Economic Benefit by Energy Management
Energy management and the power supply for the hospital organization is a security-relevant, but also economically critical aspect. A power failure even when it lasts only a few minutes could bring about disastrous consequences for all hospital operations. Independent from the question whether a hospital works self-supporting or is powered externally, the power supply, including emergency power units, must be guaranteed round the clock. With the systems applied for building automation and room control, energy management can be optimized and appropriate savings measures can be assessed in a realistic way. Siemens Building Technologies offers the net-based Energy Monitoring and Controlling (EMC service module), acquiring consumption data and the emission of CO2 and making this data available to the users at any time. Improvements can be achieved by optimizing nominal values, operating times, and the use of the residual heat in the building. High cost savings are possible by reducing the air flow of air conditioning and ventilation systems. This includes the replacement of outdated air flow controls and the re-dimensioning of fans.

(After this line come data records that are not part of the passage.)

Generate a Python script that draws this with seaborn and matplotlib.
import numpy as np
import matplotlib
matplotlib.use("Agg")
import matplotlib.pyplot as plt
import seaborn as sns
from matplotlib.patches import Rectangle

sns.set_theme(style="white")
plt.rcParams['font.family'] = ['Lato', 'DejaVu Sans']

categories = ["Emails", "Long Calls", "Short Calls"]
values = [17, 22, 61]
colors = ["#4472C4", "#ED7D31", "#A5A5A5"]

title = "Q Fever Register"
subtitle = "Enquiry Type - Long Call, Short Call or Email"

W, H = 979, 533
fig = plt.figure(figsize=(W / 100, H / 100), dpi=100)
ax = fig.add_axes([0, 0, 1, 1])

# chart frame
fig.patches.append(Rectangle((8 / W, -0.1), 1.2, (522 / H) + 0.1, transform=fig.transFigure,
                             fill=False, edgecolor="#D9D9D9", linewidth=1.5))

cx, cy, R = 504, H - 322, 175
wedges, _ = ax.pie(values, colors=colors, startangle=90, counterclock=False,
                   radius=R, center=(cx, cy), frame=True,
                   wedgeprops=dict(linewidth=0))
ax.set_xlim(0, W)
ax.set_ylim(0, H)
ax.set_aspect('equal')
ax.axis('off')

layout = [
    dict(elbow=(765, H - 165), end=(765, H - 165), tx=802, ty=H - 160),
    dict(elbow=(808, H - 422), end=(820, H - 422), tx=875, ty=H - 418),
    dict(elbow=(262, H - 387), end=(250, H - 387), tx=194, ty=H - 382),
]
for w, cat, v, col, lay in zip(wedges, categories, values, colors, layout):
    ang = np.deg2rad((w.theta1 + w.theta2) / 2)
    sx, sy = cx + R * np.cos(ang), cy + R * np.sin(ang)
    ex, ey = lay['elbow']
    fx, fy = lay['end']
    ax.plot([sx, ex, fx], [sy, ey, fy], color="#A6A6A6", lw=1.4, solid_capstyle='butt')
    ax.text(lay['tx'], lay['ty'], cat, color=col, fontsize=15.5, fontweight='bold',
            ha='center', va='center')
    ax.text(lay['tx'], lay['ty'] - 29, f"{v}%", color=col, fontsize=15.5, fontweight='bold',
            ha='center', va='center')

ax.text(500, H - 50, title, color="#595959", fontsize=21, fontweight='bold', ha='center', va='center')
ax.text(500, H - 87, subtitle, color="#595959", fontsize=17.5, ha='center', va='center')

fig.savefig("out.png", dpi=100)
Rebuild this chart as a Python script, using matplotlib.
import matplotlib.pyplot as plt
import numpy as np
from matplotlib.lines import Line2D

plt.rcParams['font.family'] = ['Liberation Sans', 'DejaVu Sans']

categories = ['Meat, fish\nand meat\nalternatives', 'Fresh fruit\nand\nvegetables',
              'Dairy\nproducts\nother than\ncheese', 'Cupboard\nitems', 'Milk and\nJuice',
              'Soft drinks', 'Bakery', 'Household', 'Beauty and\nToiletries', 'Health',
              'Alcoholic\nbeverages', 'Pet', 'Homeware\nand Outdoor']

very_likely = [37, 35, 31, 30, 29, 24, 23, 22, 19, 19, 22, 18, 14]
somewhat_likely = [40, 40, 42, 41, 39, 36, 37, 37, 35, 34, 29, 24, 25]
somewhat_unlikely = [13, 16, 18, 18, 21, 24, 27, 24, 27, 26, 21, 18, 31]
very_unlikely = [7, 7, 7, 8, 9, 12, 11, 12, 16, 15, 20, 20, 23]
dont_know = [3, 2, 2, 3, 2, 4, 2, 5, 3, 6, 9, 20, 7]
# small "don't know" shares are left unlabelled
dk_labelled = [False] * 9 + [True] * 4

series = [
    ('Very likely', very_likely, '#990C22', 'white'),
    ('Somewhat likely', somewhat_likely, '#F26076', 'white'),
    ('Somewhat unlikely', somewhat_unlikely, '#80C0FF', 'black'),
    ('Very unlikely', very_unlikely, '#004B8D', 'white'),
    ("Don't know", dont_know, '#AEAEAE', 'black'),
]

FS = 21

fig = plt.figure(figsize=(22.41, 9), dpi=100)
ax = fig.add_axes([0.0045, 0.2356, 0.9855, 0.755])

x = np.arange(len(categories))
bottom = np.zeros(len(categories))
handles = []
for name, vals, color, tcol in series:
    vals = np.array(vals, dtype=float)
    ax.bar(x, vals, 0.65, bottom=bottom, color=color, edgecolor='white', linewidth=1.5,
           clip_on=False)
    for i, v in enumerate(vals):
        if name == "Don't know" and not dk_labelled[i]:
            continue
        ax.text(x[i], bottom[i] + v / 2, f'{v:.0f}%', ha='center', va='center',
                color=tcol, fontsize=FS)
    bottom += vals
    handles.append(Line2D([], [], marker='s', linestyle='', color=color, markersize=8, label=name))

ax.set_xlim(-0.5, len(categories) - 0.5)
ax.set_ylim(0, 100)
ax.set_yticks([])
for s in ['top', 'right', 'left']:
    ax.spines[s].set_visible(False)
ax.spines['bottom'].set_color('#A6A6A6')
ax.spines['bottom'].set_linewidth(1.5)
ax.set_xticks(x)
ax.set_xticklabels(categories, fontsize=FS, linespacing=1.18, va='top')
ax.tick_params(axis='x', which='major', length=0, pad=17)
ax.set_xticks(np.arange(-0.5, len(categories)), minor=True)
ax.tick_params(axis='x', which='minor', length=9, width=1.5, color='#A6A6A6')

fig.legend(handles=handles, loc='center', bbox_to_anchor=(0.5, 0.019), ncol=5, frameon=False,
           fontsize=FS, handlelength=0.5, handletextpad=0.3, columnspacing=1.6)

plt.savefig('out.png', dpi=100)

To exploit the existing energy savings potential and the associated improvements on the part of building engineering, BT offers a service called Performance Contracting. With this service contract, BT as general contractor takes charge of the necessary modernizing and optimizing measures. The required investment is paid back from the energy and operating cost savings during the contract period. The contract additionally increases the operational safety as well as the value of the building equipment and thus contributes to the protection of the environment by targeted energy savings and reduced emission. Additional savings are distributed among the partners, savings not achieved are borne by BT. After the expiry of the contract period, all savings accrue to the customer.
Case study: Hospital da Luz, Lisbon, Portugal
Siemens Building Technologies supplied such a 'total' solution at the Hospital da Luz, Lisbon, Portugal. The integrated healthcare campus opened in January 2007 and is structured in more than 30 special clinics and practices to provide outpatient and inpatient treatment. The campus accommodates a general hospital with 130 beds, a nursing home with 150 beds and a retirement home with 115 apartments. The total investment for this project amounted to US$184.5 million. BT installed and combined systems from their portfolio in safety and security, building automation and energy efficiency. A special feature is the interface between building automation and the IT-solution. With HiMed-cockpit user interface medical practitioners have access to all clinical data required for their healthcare services. In addition patients can call for assistance in case of emergency, telephone, can select TV/Radio programs, have access to the Internet, communicate with the integrated web camera or can control room functions such as light, HVAC control or the window blinds from their bedside.
The complex is owned by the Espirito Santo banking group, which entered the healthcare sector only a few years ago through its Espirito Santo Saude holding company. In the meantime the group has acquired, renovated or constructed 13 hospitals in Portugal. Hospital da Luz is the most modern of these properties. Some of the people responsible for the groupˇs healthcare activities come from the management consulting and financial sectors and from the outset of the planning and design process put their trust in IT and the integration of all processes as the key to success. The goal was to operate as a network thus safely and efficiently.